Pour simplifier un peu les choses, la FNSEA a lancé le 12 juin une charte sur l’utilisation des données agricoles au sens large. « Nous avons travaillé sur 13 axes dans l’objectif d’instaurer un climat de confiance entre les agriculteurs et leurs partenaires, explique Guillaume Joyau, chargé d’études économiques à la FNSEA. L’enjeu est de favoriser la concurrence et la R & D, mais aussi d’assurer un retour de valeurs pour les agriculteurs. » Les entreprises qui respectent la charte se voient décerner un label. « Il repose sur un audit des documents contractuels entre la structure et l’agriculteur, soit les CGU/CGV (conditions générales d’utilisation et de vente), explicite le chargé d’études. Un audit sur les process serait beaucoup plus cher et impliquerait une structure beaucoup plus lourde. » Or le syndicat souhaite que la charte soit adoptée par le plus grand nombre, pour développer les bonnes pratiques. La démarche coûte aux entreprises 1000 € jusqu’à 2 M€ de chiffre d’affaires puis 2000 € au-delà. Réalisé par un cabinet d’avocat, l’audit est valable trois ans. « Aller plus loin dans la charte signifierait que nous nous positionnons sur certaines utilisations et que d’une certaine manière, nous préjugeons de ce qui est bon pour l’agriculteur ou des usages futurs », souligne par ailleurs Guillaume Joyau.

En juillet, cinq structures, essentiellement des start-up, avaient déposé un dossier. De fait, l’audit est plus simple pour des entreprises qui ne sont pas encore en phase commerciale. Mais les coopératives devraient suivre, Coop de France étant associé au dossier.

Le RGPD impose aux entreprises de s’assurer de l’accord des individus quant à la collecte de leurs données personnelles et aux utilisations qui en seront faites

Des contrats de transfert de données toujours valables

« Ma moiss’-batt’ est équipée d’un capteur de rendement, j’édite des cartes assez facilement, mais ces données restent sur l’exploitation. C’est pour cela que j’ai choisi Claas plutôt que John Deere et son portail connecté », remarque Gilles Lievens, agriculteur et coordinateur e-agriculture du pôle de compétitivité numérique de Normandie (pôle TES). Que font les constructeurs, collecteurs, instituts et organismes divers des données fournies par les agriculteurs ? Les valorisent-ils ? Et si oui, contre quelle contrepartie ? Les réponses demeurent assez floues. En établissant les règles d’une protection de la personne, le RGPD n’apporte pas d’éclaircissement. « Il impose de prendre des mesures vis-à-vis des données personnelles et ouvre le droit à la contestation si ce n’est pas le cas, analyse Thibault Douville, professeur à l’université du Mans. Mais il ne porte aucune contre-indication à la commercialisation de ces données. C’est un autre sujet. La relation entre producteur de données et utilisateur relève des stipulations contractuelles. » Le RGPD ne remet donc pas en cause les contrats liés au transfert de données, qu’elles soient ou non personnelles, dès lors qu’ils ont été signés par les deux parties…
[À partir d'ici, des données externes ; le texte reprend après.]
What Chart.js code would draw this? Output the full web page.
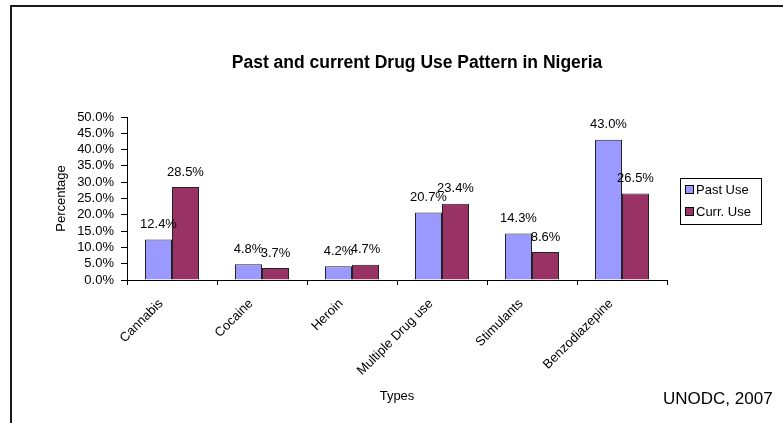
<!DOCTYPE html>
<html>
<head>
<meta charset="utf-8">
<script src="https://cdn.jsdelivr.net/npm/chart.js@4.4.0/dist/chart.umd.min.js"></script>
<style>
  html, body { margin: 0; padding: 0; background: #fff; }
  #wrap { position: relative; width: 783px; height: 423px; }
  #frame { position: absolute; left: 10px; top: 5px; right: 0; bottom: 0;
           border-left: 2px solid #1a1a1a; border-top: 2px solid #1a1a1a; }
  #src { position: absolute; left: 663px; top: 389px; font: 17px "Liberation Sans", Arial, sans-serif; color: #000; }
  canvas { position: absolute; left: 0; top: 0; }
</style>
</head>
<body>
<div id="wrap">
  <div id="frame"></div>
  <canvas id="myChart" width="783" height="423"></canvas>
  <div id="src">UNODC, 2007</div>
</div>
<script>
var types = ['Cannabis', 'Cocaine', 'Heroin', 'Multiple Drug use', 'Stimulants', 'Benzodiazepine'];
var pastUse = [12.4, 4.8, 4.2, 20.7, 14.3, 43.0];
var currUse = [28.5, 3.7, 4.7, 23.4, 8.6, 26.5];
var yTicks = [0, 5, 10, 15, 20, 25, 30, 35, 40, 45, 50];
var chartTitle = 'Past and current Drug Use Pattern in Nigeria';

var font = '"Liberation Sans", Arial, sans-serif';

// title, centred like the original rather than over the whole canvas
var topTitle = {
  id: 'topTitle',
  afterDraw: function (chart) {
    var ctx = chart.ctx;
    ctx.save();
    ctx.font = 'bold 17.5px ' + font;
    ctx.fillStyle = '#000';
    ctx.textAlign = 'center';
    ctx.textBaseline = 'middle';
    ctx.fillText(chartTitle, 417, 63);
    ctx.restore();
  }
};

// value labels above each bar
var barLabels = {
  id: 'barLabels',
  afterDatasetsDraw: function (chart) {
    var ctx = chart.ctx;
    ctx.save();
    ctx.font = '13px ' + font;
    ctx.fillStyle = '#000';
    ctx.textAlign = 'center';
    ctx.textBaseline = 'middle';
    chart.data.datasets.forEach(function (ds, i) {
      chart.getDatasetMeta(i).data.forEach(function (bar, j) {
        ctx.fillText(ds.data[j].toFixed(1) + '%', bar.x, bar.y - 15);
      });
    });
    ctx.restore();
  }
};

// boxed legend on the right
var boxLegend = {
  id: 'boxLegend',
  afterDraw: function (chart) {
    var ctx = chart.ctx;
    var x = 680, y = 178, w = 81, h = 46;
    ctx.save();
    ctx.strokeStyle = '#000';
    ctx.lineWidth = 1;
    ctx.strokeRect(x + 0.5, y + 0.5, w, h);
    ctx.font = '13px ' + font;
    ctx.textBaseline = 'middle';
    chart.data.datasets.forEach(function (ds, i) {
      var cy = y + 12 + i * 22;
      ctx.fillStyle = ds.backgroundColor;
      ctx.fillRect(x + 5.5, cy - 4.5, 8, 8);
      ctx.strokeStyle = '#000';
      ctx.strokeRect(x + 5.5, cy - 4.5, 8, 8);
      ctx.fillStyle = '#000';
      ctx.fillText(ds.label, x + 16, cy);
    });
    ctx.restore();
  }
};

var ctx = document.getElementById('myChart');
var myChart = new Chart(ctx, {
  type: 'bar',
  data: {
    labels: types,
    datasets: [
      { label: 'Past Use', data: pastUse, backgroundColor: '#9999ff', borderColor: '#222', borderWidth: 1 },
      { label: 'Curr. Use', data: currUse, backgroundColor: '#993366', borderColor: '#222', borderWidth: 1 }
    ]
  },
  plugins: [topTitle, barLabels, boxLegend],
  options: {
    responsive: false,
    animation: false,
    layout: { padding: { left: 50, right: 116, top: 117, bottom: 15 } },
    datasets: { bar: { categoryPercentage: 0.6, barPercentage: 1.0 } },
    plugins: {
      legend: { display: false },
      tooltip: { enabled: false },
      title: { display: false }
    },
    scales: {
      x: {
        afterFit: function (s) { s.height = 128; },
        grid: { drawOnChartArea: false, offset: true, tickLength: 5, color: '#000' },
        border: { display: true, color: '#000' },
        ticks: {
          color: '#000', font: { family: font, size: 13 },
          maxRotation: 45, minRotation: 45, autoSkip: false,
          labelOffset: -11, padding: 11
        },
        title: { display: true, text: 'Types', color: '#000', font: { family: font, size: 13 }, padding: 4 }
      },
      y: {
        min: 0, max: 50,
        afterFit: function (s) { s.width = 77; },
        afterBuildTicks: function (s) { s.ticks = yTicks.map(function (v) { return { value: v }; }); },
        grid: { drawOnChartArea: false, tickLength: 6, color: '#000' },
        border: { display: true, color: '#000' },
        ticks: {
          color: '#000', font: { family: font, size: 13 }, padding: 7, autoSkip: false,
          callback: function (v) { return v.toFixed(1) + '%'; }
        },
        title: { display: true, text: 'Percentage', color: '#000', font: { family: font, size: 13 }, padding: 4 }
      }
    }
  }
});
</script>
</body>
</html>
Pas de droit de propriété pour les data

La donnée brute considérée comme une simple information : « Une donnée brute, prise individuellement, est une sorte d’information, un élément de la connaissance. Or la connaissance – comme la science, les idées, le savoir-faire – est hors du champ de la propriété intellectuelle », écrit Christophe Alleaume, professeur à l’université de Caen-Normandie, dans une publication à paraître (1). De ce fait, elle n’a donc pas de valeur intrinsèque. « C’est par la seule voie du droit commun, du droit des contrats, par exemple, ou du droit de la responsabilité et tout particulièrement du droit de la concurrence, que la collecte ou l’utilisation déloyale des données d’autrui pourrait être sanctionnée, et non sur le fondement d’un droit réel de propriété », souligne le spécialiste.

Les bases de données protégées : le droit de la propriété intellectuelle s’applique en revanche aux bases de données. Elles sont protégées par les droits d’auteur, à la condition d’être « originales » (choix dans les données collectées, dans leur présentation…). Le producteur d’une base de données est également protégé par le droit sui generis, créé par la directive européenne 96/9. Il lui permet d’interdire l’extraction ou la réutilisation du contenu de base des données.

(1) Revue de droit rural chez LexisNexis en décembre prochain.